Monday, October 12, 2009

A Plea to Habs Season Ticket Holders

Twenty-five years ago I convinced a Montreal senior citizen who was retiring to Florida to pass on his Montreal Canadiens season tickets to my company. He was a bit reluctant to do so but my powers of persuasion prevailed.($$$)
The tickets are something special, just a couple of rows back from the glass and a couple of seats over from the Canadiens bench.
For the majority of fans, getting this close to the action is a lifetime dream unlikely to be realized and that's unfortunate.
Every true fan
should needs to see the game up close, at least once, to truly appreciate it's magnificence.

Is the view that good?...You better believe it!

As good as HD TV is, the colours are more brilliant and vibrant.
up close, the game takes on a dimension that's hard to describe. The experience is so intense that when the game is close, you actually leave the building at the end of the game feeling drained.

Being so near the ice makes it harder to follow the overall play, but that's fine.
Your eyes flit around involuntarily, attracted to one thing or another, there's just so much to take in.
When the play heats up in front of you, it's not unusual to actually hold your breath!

Unlike television, you make up your own experience. You follow individual players, study their faces and watch their mannerisms. You are, in essence, your very own isolated camera - up close and personal.

I once spent a whole period watching a referee and came away with a real appreciation of the effort they put in. I also realized that concentrate as they do, it's inevitable that they miss things.

You also notice unimportant things, idiosyncrasies like Alexander Ovechkin's yellow skate laces or the ragged and well worn hockey gloves or skates worn by a variety of players, especially the goalies.
You appreciate first hand, the skill, desperation, effort, confidence and sometimes fear and panic displayed on the faces of the players. Down there, everything is more real, desperate and less confident.
No television camera can afford such an experience.

Because I attend a lot of games, I've been horribly spoiled, it's a bit of a shame and I've deliberately cut back my attendance to keep the experience fresh.

Over the years many people have enjoyed my tickets, which are mostly given away as business perks, although I reserve some for myself, family and friends.

The reactions of those who I've given these tickets to is always fabulous, especially among first-timers.

A while back, my wife made a rare request for tickets for someone she hardly knew.
She runs an accounting department and speaks by phone on a daily basis with counterparts in other companies.

She'd gotten to know some of these people fairly well and although she's never actually met many in person, she's formed some important connections and spends some time exchanging personal stories and gossip, all on the phone.

She asked me for a set of Habs tickets for one such acquaintance, a Mr. X. who works for a large supplier.

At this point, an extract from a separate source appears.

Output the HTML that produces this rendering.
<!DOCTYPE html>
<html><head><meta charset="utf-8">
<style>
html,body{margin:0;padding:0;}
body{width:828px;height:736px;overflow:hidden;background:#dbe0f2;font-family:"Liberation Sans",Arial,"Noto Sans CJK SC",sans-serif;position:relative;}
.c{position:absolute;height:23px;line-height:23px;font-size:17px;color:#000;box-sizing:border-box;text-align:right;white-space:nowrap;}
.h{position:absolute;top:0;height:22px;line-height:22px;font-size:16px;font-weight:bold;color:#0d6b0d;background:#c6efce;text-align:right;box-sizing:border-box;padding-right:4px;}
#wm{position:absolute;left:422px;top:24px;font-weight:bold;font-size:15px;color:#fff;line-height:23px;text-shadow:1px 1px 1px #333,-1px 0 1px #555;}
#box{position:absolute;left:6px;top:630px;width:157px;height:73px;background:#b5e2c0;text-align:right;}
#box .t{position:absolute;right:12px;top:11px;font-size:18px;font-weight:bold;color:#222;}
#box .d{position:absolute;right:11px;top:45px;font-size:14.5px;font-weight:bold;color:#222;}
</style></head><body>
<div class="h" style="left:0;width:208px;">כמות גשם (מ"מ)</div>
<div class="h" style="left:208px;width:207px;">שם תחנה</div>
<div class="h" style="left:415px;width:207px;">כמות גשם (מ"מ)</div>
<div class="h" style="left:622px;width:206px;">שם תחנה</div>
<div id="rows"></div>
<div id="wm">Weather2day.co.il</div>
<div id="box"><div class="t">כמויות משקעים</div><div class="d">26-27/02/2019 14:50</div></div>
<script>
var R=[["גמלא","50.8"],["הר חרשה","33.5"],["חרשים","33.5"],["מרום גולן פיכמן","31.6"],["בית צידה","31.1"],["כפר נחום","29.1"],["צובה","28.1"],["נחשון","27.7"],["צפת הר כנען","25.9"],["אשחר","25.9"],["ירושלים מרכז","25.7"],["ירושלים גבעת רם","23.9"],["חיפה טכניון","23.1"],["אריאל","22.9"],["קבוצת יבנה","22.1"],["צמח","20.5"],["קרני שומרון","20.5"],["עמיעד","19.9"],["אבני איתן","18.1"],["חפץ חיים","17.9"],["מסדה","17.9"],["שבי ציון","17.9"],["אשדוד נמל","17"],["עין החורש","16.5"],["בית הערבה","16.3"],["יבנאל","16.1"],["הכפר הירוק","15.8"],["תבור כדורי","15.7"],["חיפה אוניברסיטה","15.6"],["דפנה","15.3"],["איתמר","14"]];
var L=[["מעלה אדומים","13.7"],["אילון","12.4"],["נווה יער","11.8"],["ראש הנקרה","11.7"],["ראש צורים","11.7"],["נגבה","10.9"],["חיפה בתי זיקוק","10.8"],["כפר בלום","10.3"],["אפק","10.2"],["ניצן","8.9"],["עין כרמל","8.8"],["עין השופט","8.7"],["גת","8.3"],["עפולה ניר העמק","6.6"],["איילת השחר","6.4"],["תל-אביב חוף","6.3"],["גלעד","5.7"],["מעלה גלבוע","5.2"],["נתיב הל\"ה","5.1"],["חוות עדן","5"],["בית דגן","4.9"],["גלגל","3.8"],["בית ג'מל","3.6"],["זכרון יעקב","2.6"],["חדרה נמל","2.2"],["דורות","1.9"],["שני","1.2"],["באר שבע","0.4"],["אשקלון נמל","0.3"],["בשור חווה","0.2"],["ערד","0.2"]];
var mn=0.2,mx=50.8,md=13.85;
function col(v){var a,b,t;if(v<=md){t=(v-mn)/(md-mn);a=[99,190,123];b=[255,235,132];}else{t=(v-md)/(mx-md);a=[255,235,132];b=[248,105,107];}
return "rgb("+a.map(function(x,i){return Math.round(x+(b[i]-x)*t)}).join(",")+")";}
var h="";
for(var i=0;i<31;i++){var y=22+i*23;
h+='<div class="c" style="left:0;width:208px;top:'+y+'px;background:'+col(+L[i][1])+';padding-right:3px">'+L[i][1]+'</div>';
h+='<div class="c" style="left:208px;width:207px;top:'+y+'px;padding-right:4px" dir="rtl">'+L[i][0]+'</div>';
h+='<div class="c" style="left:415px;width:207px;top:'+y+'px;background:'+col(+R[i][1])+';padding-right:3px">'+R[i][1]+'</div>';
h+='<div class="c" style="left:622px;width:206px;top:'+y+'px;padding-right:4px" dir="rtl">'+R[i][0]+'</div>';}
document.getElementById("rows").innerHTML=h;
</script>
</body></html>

A couple of months previous, he confessed to her that his twenty-something son was diagnosed with an aggressive cancer. Over the months, she acted as a confident and talked him through some rough patches. After Mr.X had taken his family to Europe for a 'last' family vacation, things got progressively worse.

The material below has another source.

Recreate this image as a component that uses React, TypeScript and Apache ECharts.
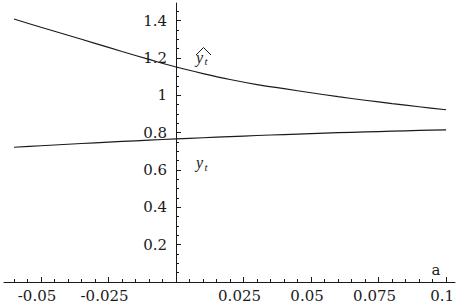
import React, { useEffect, useRef } from "react";
import * as echarts from "echarts";

// parameter a
const aValues = [-0.06, -0.05, -0.04, -0.03, -0.02, -0.01, 0, 0.01, 0.02, 0.03, 0.04, 0.05, 0.06, 0.07, 0.08, 0.09, 0.1];
// upper curve (y-hat_t)
const yHatValues = [1.409, 1.365, 1.322, 1.279, 1.235, 1.193, 1.152, 1.117, 1.085, 1.058, 1.036, 1.014, 0.993, 0.974, 0.956, 0.939, 0.923];
// lower curve (y_t)
const yTValues = [0.722, 0.73, 0.738, 0.746, 0.753, 0.76, 0.767, 0.773, 0.779, 0.785, 0.79, 0.795, 0.8, 0.804, 0.808, 0.812, 0.815];

const xTickLabels = [-0.05, -0.025, 0.025, 0.05, 0.075, 0.1];
const yTickLabels = [0.2, 0.4, 0.6, 0.8, 1, 1.2, 1.4];

const X_MIN = -0.0637;
const X_MAX = 0.1033;
const Y_MIN = 0;
const Y_MAX = 1.495;

function minorTicks(start: number, end: number, step: number, exclude: number[]): number[] {
  const out: number[] = [];
  const n = Math.round((end - start) / step);
  for (let i = 0; i <= n; i++) {
    const v = Math.round((start + i * step) * 100000) / 100000;
    if (v === 0) continue;
    if (exclude.some((e) => Math.abs(e - v) < 1e-9)) continue;
    out.push(v);
  }
  return out;
}

const xMinor = minorTicks(-0.06, 0.1, 0.005, xTickLabels);
const yMinor = minorTicks(0.05, 1.45, 0.05, yTickLabels);

const FONT = "DejaVu Serif";
const INK = "#1a1a1a";

// plot frame in pixels
const G_LEFT = 4;
const G_RIGHT = 6;
const G_TOP = 3;
const G_BOTTOM = 21;
const W = 461;

export default function App() {
  const ref = useRef<HTMLDivElement>(null);

  useEffect(() => {
    if (!ref.current) return;
    const chart = echarts.init(ref.current, null, { renderer: "svg" });

    const hatData = aValues.map((a, i) => [a, yHatValues[i]]);
    const tData = aValues.map((a, i) => [a, yTValues[i]]);

    // pixel of a = 0 (where the vertical axis sits)
    const plotW = W - G_LEFT - G_RIGHT;
    const zeroX = G_LEFT + ((0 - X_MIN) / (X_MAX - X_MIN)) * plotW;

    chart.setOption({
      animation: false,
      backgroundColor: "#ffffff",
      grid: [
        { left: G_LEFT, right: G_RIGHT, top: G_TOP, bottom: G_BOTTOM, containLabel: false, outerBoundsMode: "none" },
        { left: zeroX, right: G_RIGHT, top: G_TOP, bottom: G_BOTTOM, containLabel: false, outerBoundsMode: "none" },
      ],
      xAxis: [
        {
          type: "value",
          gridIndex: 0,
          min: X_MIN,
          max: X_MAX,
          position: "bottom",
          axisLine: { show: true, onZero: false, lineStyle: { color: INK, width: 1 } },
          axisTick: { show: true, inside: true, length: 5, customValues: xTickLabels, lineStyle: { color: INK, width: 1 } },
          axisLabel: {
            show: true,
            customValues: xTickLabels,
            formatter: (v: number) => String(v),
            fontFamily: FONT,
            fontSize: 15,
            color: INK,
            margin: 6,
            padding: [0, 8, 0, 0],
          },
          splitLine: { show: false },
        },
        {
          type: "value",
          gridIndex: 0,
          min: X_MIN,
          max: X_MAX,
          position: "bottom",
          axisLine: { show: false, onZero: false },
          axisTick: { show: true, inside: true, length: 3, customValues: xMinor, lineStyle: { color: INK, width: 1 } },
          axisLabel: { show: false },
          splitLine: { show: false },
        },
        {
          type: "value",
          gridIndex: 1,
          min: 0,
          max: 1,
          show: false,
        },
      ],
      yAxis: [
        {
          type: "value",
          gridIndex: 0,
          min: Y_MIN,
          max: Y_MAX,
          show: false,
        },
        {
          type: "value",
          gridIndex: 1,
          min: Y_MIN,
          max: Y_MAX,
          position: "left",
          axisLine: { show: true, onZero: false, lineStyle: { color: INK, width: 1 } },
          axisTick: { show: true, inside: true, length: 5, customValues: yTickLabels, lineStyle: { color: INK, width: 1 } },
          axisLabel: {
            show: true,
            customValues: yTickLabels,
            formatter: (v: number) => String(v),
            fontFamily: FONT,
            fontSize: 15,
            color: INK,
            margin: 9,
          },
          splitLine: { show: false },
        },
        {
          type: "value",
          gridIndex: 1,
          min: Y_MIN,
          max: Y_MAX,
          position: "left",
          axisLine: { show: false, onZero: false },
          axisTick: { show: true, inside: true, length: 3, customValues: yMinor, lineStyle: { color: INK, width: 1 } },
          axisLabel: { show: false },
          splitLine: { show: false },
        },
      ],
      series: [
        {
          type: "line",
          xAxisIndex: 0,
          yAxisIndex: 0,
          data: hatData,
          showSymbol: false,
          symbol: "none",
          smooth: 0.3,
          lineStyle: { color: INK, width: 1.2 },
          silent: true,
        },
        {
          type: "line",
          xAxisIndex: 0,
          yAxisIndex: 0,
          data: tData,
          showSymbol: false,
          symbol: "none",
          smooth: 0.3,
          lineStyle: { color: INK, width: 1.2 },
          silent: true,
        },
      ],
      graphic: [
        // y-hat_t label
        {
          type: "polyline",
          shape: { points: [[196, 55], [203.5, 47.5], [211, 55]] },
          style: { stroke: INK, lineWidth: 1, fill: "none" },
        },
        {
          type: "text",
          x: 196,
          y: 57,
          style: { text: "y", font: "italic 16px 'Liberation Serif'", fill: INK, textAlign: "left", textVerticalAlign: "middle" },
        },
        {
          type: "text",
          x: 204.5,
          y: 61,
          style: { text: "t", font: "italic 11px 'Liberation Serif'", fill: INK, textAlign: "left", textVerticalAlign: "middle" },
        },
        // y_t label
        {
          type: "text",
          x: 196,
          y: 162.5,
          style: { text: "y", font: "italic 16px 'Liberation Serif'", fill: INK, textAlign: "left", textVerticalAlign: "middle" },
        },
        {
          type: "text",
          x: 204.5,
          y: 166.5,
          style: { text: "t", font: "italic 11px 'Liberation Serif'", fill: INK, textAlign: "left", textVerticalAlign: "middle" },
        },
        // axis name
        {
          type: "text",
          x: 436,
          y: 270,
          style: { text: "a", font: "15px 'DejaVu Serif'", fill: INK, textAlign: "center", textVerticalAlign: "middle" },
        },
      ],
    });

    return () => chart.dispose();
  }, []);

  return (
    <div
      ref={ref}
      style={{ position: "absolute", left: 0, top: 0, width: 461, height: 303 }}
    />
  );
}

Trying to cheer up Mr. X, she asked him if his son enjoyed hockey (duh!) and if he'd like to take him to see the Canadiens play, up close and personal.

"Yes, absolutely, thank you!"

They went to the game and i
t must have been quite an experience, she received a very nice note from the boy.

A couple of weeks later Mr. X phoned and sheepishly asked if he could purchase a set of tickets from her, as he wanted to repeat the experience. He described the trip to the Bell Centre as a magical, one in which he and his son left their problems behind for a couple of hours.

It was our pleasure to send another set of complimentary tickets and again we were happy to hear that the evening went well, considering the son's deteriorating condition.

Not long after, later my wife got another call from Mr. X, sadly announcing the death of his beloved son.
He told her that he was phoning her from his son's bedroom and was thinking of her because he was looking at the ticket stubs that his son had tacked up on his bulletin board as a reminder of the wonderful trips to the Bell Centre.

At the funeral home, my wife and I met Mr. X for the first time. Although they had talked for months, they didn't recognize each other.

It was quite moving. They embraced and he told her how much the hockey games meant to his family and how he'd never forget those happy hours that he'd spent with his son at the Bell Centre.

I can tell you that that in all my years of giving out tickets, nothing approached the level of satisfaction of having brought a measure happiness to a father and son facing the ultimate sad separation.

It got me thinking....

The average hockey season provides for about forty-five home games.

What if every season ticket holder committed to give just one set away to some worthy soul?

One set out of 45, it's not that big a deal.

It would mean that every year, 25 to 30 thousand people would get to enjoy, what we season ticket holders take for granted, a very special evening.

I know that the Montreal Canadiens organization does a lot for the community and donates tickets on their own. In fact, players across the league (like Alex Kovalev) pay for private loges and invite underprivileged children to attend games as a personal treat.

What if the Habs were to start a service where season ticket holders could contribute back one or two sets of their tickets and the team accepts responsibility for distributing them to worthy candidates, perhaps through their foundation.

It would be magical!

I'd definitely be the first in line to contribute.